Demonstration im Zentrum von Jerewan. / Irena Samveli, n-ost
Auch Mane spaziert mit auf der Nord-Allee. Die Mittdreißigerin hat keine Angst. „Ich werde weiter machen und die anderen auch”, sagt sie mit Nachdruck. Die Brutalität der Polizei hat Mane am 1. März am eigenen Leib erfahren, als sie sich am Boden liegend unter den Tritten bewaffneter Sondereinheiten krümmte. Auch sie hat die Kandiatur Ter-Petrosjans unterstützt. Stolz zeigt sie Bilder, die sie mit ihren Lieblingspolitikern zeigen. Sie nimmt einen kräftigen Zug von der Zigarette. „Die haben sich mit Sicherheit mein Gesicht gemerkt“, sagt sie und meint die prügelnden Polizisten. Aus Sicherheitsgründen wohnt sie vorerst lieber bei einer Freundin.Inzwischen erscheinen oppositionelle Medien in Armenien wieder. Während des Ausnahmezustands hatten sie ihre Redaktionen geschlossen, aus Protest gegen mögliche Zensur. Neu eingeführte „Ergänzungen“ und „Änderungen“ der aktuellen Pressegesetze haben die Medien- und Versammlungsfreiheit in Armenien seither erheblich beschränkt. So dürfen sich Journalisten beispielsweise nicht mehr negativ über die amtierende Regierung äußern. Oppositionszeitungen veröffentlichen nichtsdestotrotz offene Appelle zum zivilen Ungehorsam und rufen dazu auf, die „jetzige faschistische Regierung Armeniens zu boykottieren“. Offiziellen Angaben zufolge befinden sich derzeit etwa einhundert Oppositionelle in Haft. Sie werden der Anstiftung zum Putschversuch beschuldigt. „Diejenigen, die mit der Organisation des Putsches nichts zu tun hatten, werden frei gelassen“, versprach Wahlsieger Sersch Sarkissjan. Unterdessen weiteten sich die Proteste auch auf die zentralarmenische Stadt Hrasdam aus. Zwei Oppositionelle traten in einen öffentlichen Hungerstreik. Sie fordern die Freilassung politischer Gefangener. Einige Inhaftierte schlossen sich dem Streik an, ihre Zahl wächst von Tag zu Tag.

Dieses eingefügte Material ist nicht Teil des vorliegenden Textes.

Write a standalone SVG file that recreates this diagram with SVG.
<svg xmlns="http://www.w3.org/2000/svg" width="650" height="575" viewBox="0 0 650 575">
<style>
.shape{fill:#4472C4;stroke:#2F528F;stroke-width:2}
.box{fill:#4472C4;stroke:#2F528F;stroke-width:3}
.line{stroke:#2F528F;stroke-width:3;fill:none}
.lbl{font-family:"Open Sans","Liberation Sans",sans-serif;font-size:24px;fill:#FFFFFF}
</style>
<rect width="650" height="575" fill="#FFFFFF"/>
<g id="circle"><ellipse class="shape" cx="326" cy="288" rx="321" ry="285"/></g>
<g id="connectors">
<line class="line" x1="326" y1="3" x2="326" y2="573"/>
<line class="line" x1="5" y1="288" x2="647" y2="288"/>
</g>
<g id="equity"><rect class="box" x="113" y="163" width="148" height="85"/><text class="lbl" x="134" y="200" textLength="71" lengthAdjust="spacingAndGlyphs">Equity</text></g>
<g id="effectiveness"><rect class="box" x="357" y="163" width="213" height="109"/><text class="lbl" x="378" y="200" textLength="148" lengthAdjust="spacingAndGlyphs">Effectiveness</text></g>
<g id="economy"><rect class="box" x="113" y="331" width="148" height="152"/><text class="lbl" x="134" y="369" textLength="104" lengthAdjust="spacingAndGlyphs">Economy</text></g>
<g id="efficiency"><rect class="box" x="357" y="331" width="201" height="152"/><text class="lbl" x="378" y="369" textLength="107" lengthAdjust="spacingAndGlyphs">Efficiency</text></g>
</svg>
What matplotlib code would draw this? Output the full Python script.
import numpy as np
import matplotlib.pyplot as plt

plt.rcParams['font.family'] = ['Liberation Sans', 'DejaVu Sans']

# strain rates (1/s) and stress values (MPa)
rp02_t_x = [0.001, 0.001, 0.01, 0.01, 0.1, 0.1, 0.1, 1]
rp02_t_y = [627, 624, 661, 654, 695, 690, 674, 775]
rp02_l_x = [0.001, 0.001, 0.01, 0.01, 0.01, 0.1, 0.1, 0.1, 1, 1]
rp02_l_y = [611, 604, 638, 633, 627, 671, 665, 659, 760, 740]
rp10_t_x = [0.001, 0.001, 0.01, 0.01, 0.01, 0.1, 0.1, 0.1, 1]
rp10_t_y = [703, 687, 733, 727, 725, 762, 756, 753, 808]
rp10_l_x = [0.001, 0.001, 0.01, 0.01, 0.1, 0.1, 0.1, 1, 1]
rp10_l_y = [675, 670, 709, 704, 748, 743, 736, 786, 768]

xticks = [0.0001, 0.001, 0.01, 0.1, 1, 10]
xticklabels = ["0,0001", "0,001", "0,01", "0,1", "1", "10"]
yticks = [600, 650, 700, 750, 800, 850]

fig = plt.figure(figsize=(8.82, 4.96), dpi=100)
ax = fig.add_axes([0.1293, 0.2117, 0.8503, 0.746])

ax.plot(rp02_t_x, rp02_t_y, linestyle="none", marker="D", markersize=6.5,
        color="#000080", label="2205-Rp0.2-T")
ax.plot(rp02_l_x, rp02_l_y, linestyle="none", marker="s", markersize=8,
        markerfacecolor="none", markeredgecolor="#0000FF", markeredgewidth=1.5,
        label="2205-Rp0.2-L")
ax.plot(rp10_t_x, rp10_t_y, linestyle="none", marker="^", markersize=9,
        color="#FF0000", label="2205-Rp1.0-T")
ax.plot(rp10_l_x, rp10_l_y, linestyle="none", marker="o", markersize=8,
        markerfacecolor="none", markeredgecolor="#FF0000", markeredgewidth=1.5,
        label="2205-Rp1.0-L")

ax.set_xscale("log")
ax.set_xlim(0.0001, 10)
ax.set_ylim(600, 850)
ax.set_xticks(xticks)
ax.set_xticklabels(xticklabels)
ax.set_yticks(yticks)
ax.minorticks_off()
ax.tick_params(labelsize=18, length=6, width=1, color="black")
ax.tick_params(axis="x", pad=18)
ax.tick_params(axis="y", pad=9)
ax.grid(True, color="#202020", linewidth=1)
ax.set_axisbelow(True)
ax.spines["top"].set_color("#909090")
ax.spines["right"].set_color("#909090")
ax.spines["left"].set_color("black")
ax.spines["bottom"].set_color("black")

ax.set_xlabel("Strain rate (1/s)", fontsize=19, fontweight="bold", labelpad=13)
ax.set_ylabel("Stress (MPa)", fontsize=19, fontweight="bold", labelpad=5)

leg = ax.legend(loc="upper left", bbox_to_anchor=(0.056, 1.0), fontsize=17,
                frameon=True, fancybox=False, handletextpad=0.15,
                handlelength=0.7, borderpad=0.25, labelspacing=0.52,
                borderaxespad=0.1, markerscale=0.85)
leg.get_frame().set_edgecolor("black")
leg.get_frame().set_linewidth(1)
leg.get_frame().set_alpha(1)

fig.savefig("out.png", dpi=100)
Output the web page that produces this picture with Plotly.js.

Jerewan nach Verhängung des Ausnahmezustandes. / Irena Samveli, n-ost
Die aktuelle Kraftprobe in Armenien mutet dabei an wie ein Rückblick in die Vergangenheit – nur unter umgekehrten Vorzeichen. 1995 war der damalige Präsident und heutige Oppositionskandidat Ter-Petrosjan hart gegen Regimekritiker und oppositionelle Medien vorgegangen. Nachdem seine umstrittene Wiederwahl ein Jahr später Massenproteste auslöste, schickte er Truppen in die Hauptstadt und ließ einen Großteil der Opposition verhaften. Die Krise verschärfte sich, bis Ter-Petrosjan 1998 unter Zwang zurücktrat. Wahlsieger Sersch Sarkissjan geht unterdessen ungeachtet der Proteste seinen Pflichten als zukünftiges Staatsoberhaupt nach. Ende März reiste er nach Russland, wo er mit Premierminister Viktor Subkow über eine stärkere Zusammenarbeit in der Wirtschaft sprach. Momentan vertritt er sein Land beim Nato-Gipfel in Rumänien. Auf die Frage, ob er darüber nachdenke, den Protesten nachzugeben und zurückzutreten, antwortete Sarkissjan in einem Fernsehinterview kurz und knapp: „Nein“.